What’s the best yardstick by which to fairly judge the CW’s new remake of Melrose Place? The 1990s original? Last year’s remake of 90210? The CW’s other stable of soaps and teen dramas? (Please don’t say actual good television. I mean, we’re talking Melrose Place here.)

By the standards of the original, the remake actually comes off fairly well. Where the 90210 spinoff—about twentysomethings in a Los Angeles apartment complex—took a while to find its decadent, over-the-top tone, the new version skips over its forebear’s early attempts at earnestness and goes straight for the trashy stuff. (Mostly.
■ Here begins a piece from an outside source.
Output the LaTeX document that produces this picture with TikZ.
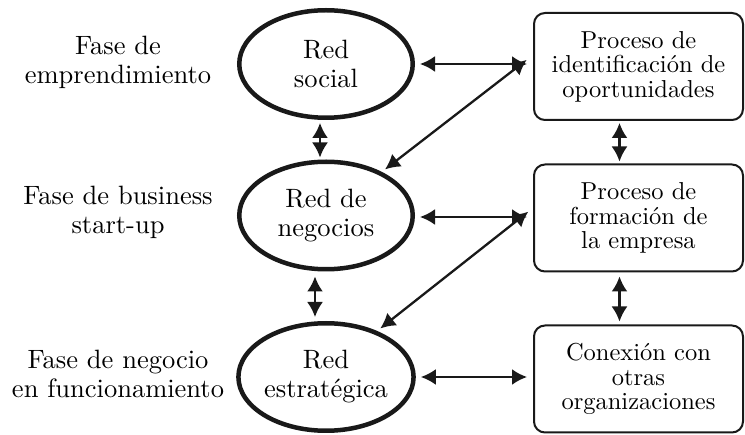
\documentclass[tikz,border=0pt]{standalone}
\usepackage{fontspec}
\setmainfont{lmroman10-regular.otf}
\usetikzlibrary{shapes.geometric,arrows.meta}
\begin{document}
\begin{tikzpicture}[x=1pt,y=-1pt,
  every node/.style={font=\fontsize{26.5}{29}\selectfont, align=center},
  net/.style={ellipse, draw=black!90, line width=4.5pt, minimum width=173.5pt, minimum height=107.5pt, inner sep=0pt},
  proc/.style={rectangle, rounded corners=11pt, draw=black!90, line width=2pt, minimum width=209pt, minimum height=107pt, inner sep=0pt, font=\fontsize{24.5}{24.5}\selectfont},
  phase/.style={inner sep=0pt},
  link/.style={{Latex[length=15pt,width=16pt]}-{Latex[length=15pt,width=16pt]}, line width=2.3pt, draw=black!90}
]
\useasboundingbox (0,0) rectangle (745,435);
\node[net] (e1) at (326,64) {Red\\social};
\node[net] (e2) at (326,215.5) {Red de\\negocios};
\node[net] (e3) at (326,377) {Red\\estratégica};
\node[proc] (b1) at (638.5,66.5) {Proceso de\\identificación de\\oportunidades};
\node[proc] (b2) at (638.5,218) {Proceso de\\formación de\\la empresa};
\node[proc] (b3) at (638.5,379) {Conexión con\\otras\\organizaciones};
\node[phase] (f1) at (118,62) {Fase de\\emprendimiento};
\node[phase] (f2) at (118,212) {Fase de business\\start-up};
\node[phase] (f3) at (118,374) {Fase de negocio\\en funcionamiento};
% horizontal
\draw[link, shorten <=5pt, shorten >=6pt] (e1.east) -- (e1.east -| b1.west);
\draw[link, shorten <=5pt, shorten >=6pt] ([yshift=-1.5pt]e2.east) -- ([yshift=-1.5pt]e2.east -| b2.west);
\draw[link, shorten <=5pt, shorten >=6pt] (e3.east) -- (e3.east -| b3.west);
% vertical
\draw[link, shorten <=3pt, shorten >=2pt] ([xshift=-6pt]e1.south) -- ([xshift=-6pt]e1.south |- e2.north);
\draw[link, shorten <=5pt, shorten >=4pt] ([xshift=-11pt]e2.south) -- ([xshift=-11pt]e2.south |- e3.north);
\draw[link, shorten <=2pt, shorten >=2pt] ([xshift=-19pt]b1.south) -- ([xshift=-19pt]b1.south |- b2.north);
\draw[link, shorten <=4pt, shorten >=3pt] ([xshift=-19pt]b2.south) -- ([xshift=-19pt]b2.south |- b3.north);
% diagonal
\draw[link, shorten <=8pt, shorten >=4pt] ([yshift=11.5pt]b1.west) -- (e2.38);
\draw[link, shorten <=6pt, shorten >=4pt] ([yshift=10pt]b2.west) -- (e3.42);
\end{tikzpicture}
\end{document}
There are a couple misplaced stories about career-crises-of-conscience, particularly one involving aspiring filmmaker Jonah, played by Michael Rady of Swingtown, who seems to mistakenly believe he’s in a TV show that requires realistic emotion.)

The problem isn’t that the new version—which dives right into the pool (literally) with a murder mystery and re-introduces several characters from the original—is bad, exactly. It’s competent. It also seems a little familiar and unnecessary. The luridly lit nightclub scenes, for instance, by now seem familiar from the CW playbook of Gossip Girl and 90210.

But whereas Gossip Girl uses its settings of extravagance and decadence to create a kind of end-of-days backdrop for its intrigues, among the young careerists of Melrose Place, it just seems like we’re attending a party with publicists—which, naturally, one of the characters, Ella (Katie Cassidy, above), actually is. In other words, it feels like work.

I suspect some viewers of a certain age will tune in at least for the reprise performances of Laura Leighton as Sydney and Thomas Calabro as Michael. But I wonder if The CW’s actual audience is already looking past it to anticipate Thursday’s debut of The Vampire Diaries, which after all has vampires. The undead are cool. But twentysomethings mixing with nostalgia-bait 40-year-olds? You might as well be dead.